**Material shown:**
☆ ☆ ☆ ☆ ☆

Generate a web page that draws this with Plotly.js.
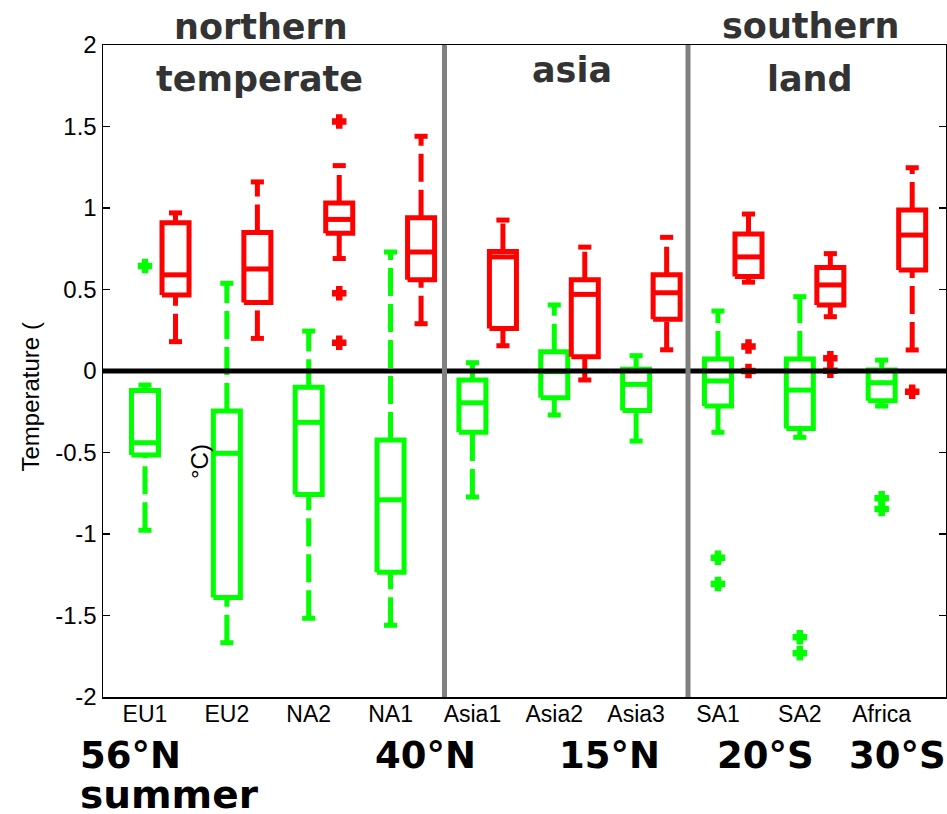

☆ ☆ ☆ ☆ ☆

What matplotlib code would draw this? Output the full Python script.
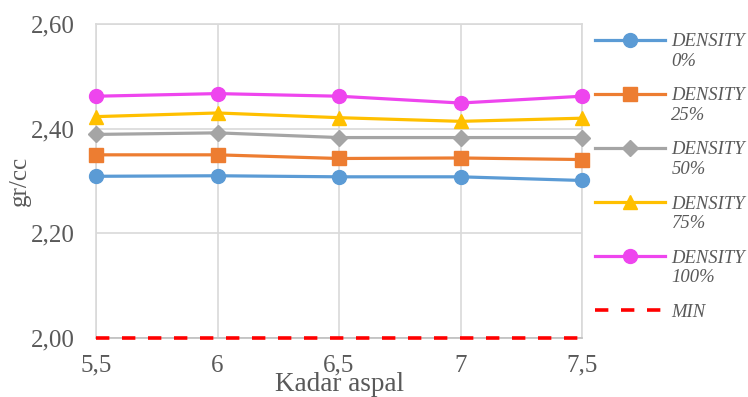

☆ ☆ ☆ ☆ ☆

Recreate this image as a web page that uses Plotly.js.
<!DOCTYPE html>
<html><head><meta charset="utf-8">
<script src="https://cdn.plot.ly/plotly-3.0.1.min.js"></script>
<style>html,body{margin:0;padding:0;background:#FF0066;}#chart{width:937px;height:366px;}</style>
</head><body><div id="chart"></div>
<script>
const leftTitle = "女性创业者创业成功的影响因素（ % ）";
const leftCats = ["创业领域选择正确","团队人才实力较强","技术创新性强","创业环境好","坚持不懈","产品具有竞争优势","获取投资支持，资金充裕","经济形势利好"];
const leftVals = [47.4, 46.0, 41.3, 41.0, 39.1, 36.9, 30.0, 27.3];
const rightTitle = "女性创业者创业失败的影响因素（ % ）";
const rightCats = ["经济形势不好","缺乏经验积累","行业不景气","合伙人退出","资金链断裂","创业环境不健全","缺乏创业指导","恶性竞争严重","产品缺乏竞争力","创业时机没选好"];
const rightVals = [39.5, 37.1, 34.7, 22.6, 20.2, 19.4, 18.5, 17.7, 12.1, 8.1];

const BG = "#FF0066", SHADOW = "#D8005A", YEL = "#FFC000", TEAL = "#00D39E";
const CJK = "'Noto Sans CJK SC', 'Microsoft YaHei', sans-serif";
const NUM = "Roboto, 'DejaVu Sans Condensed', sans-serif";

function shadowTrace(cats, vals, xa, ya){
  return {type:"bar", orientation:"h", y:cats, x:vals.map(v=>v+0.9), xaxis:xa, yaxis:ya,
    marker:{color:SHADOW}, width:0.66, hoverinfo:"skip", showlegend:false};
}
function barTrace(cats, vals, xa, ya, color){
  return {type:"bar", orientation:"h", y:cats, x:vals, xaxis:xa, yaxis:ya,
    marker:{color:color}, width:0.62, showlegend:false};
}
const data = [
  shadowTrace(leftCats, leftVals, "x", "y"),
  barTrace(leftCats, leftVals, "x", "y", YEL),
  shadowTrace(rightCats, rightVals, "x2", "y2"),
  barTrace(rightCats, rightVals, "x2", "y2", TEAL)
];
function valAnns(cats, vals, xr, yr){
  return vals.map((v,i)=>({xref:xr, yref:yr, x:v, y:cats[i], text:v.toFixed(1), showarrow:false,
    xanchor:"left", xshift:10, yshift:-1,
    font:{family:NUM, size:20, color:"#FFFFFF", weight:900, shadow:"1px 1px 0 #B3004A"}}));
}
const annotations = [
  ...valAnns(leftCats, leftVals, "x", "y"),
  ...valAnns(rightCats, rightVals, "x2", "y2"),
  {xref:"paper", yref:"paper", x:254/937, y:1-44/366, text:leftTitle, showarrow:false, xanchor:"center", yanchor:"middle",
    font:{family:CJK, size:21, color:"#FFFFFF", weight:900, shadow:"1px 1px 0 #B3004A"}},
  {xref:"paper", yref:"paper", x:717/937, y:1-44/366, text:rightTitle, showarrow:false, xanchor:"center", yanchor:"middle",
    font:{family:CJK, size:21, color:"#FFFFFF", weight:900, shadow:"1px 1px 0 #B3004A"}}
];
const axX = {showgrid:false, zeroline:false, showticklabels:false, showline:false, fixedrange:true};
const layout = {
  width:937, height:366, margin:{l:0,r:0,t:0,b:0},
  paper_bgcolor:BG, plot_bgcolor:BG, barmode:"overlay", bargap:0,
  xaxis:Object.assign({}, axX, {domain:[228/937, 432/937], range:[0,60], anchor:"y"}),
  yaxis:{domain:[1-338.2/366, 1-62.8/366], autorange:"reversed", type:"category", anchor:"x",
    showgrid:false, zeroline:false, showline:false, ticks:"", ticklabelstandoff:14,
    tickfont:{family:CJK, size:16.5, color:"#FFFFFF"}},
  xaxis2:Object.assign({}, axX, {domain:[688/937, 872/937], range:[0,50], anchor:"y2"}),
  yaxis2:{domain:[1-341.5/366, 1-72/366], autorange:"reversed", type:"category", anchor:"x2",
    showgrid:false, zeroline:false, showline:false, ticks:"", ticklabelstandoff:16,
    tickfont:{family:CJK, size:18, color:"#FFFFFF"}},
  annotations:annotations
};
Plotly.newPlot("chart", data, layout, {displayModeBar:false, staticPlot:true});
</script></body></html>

☆ ☆ ☆ ☆ ☆

**Task directions:** Leave out every line without the string "page" and copy the rest.

**Task result:**
Generate a web page that draws this with Plotly.js.
Recreate this image as a web page that uses Plotly.js.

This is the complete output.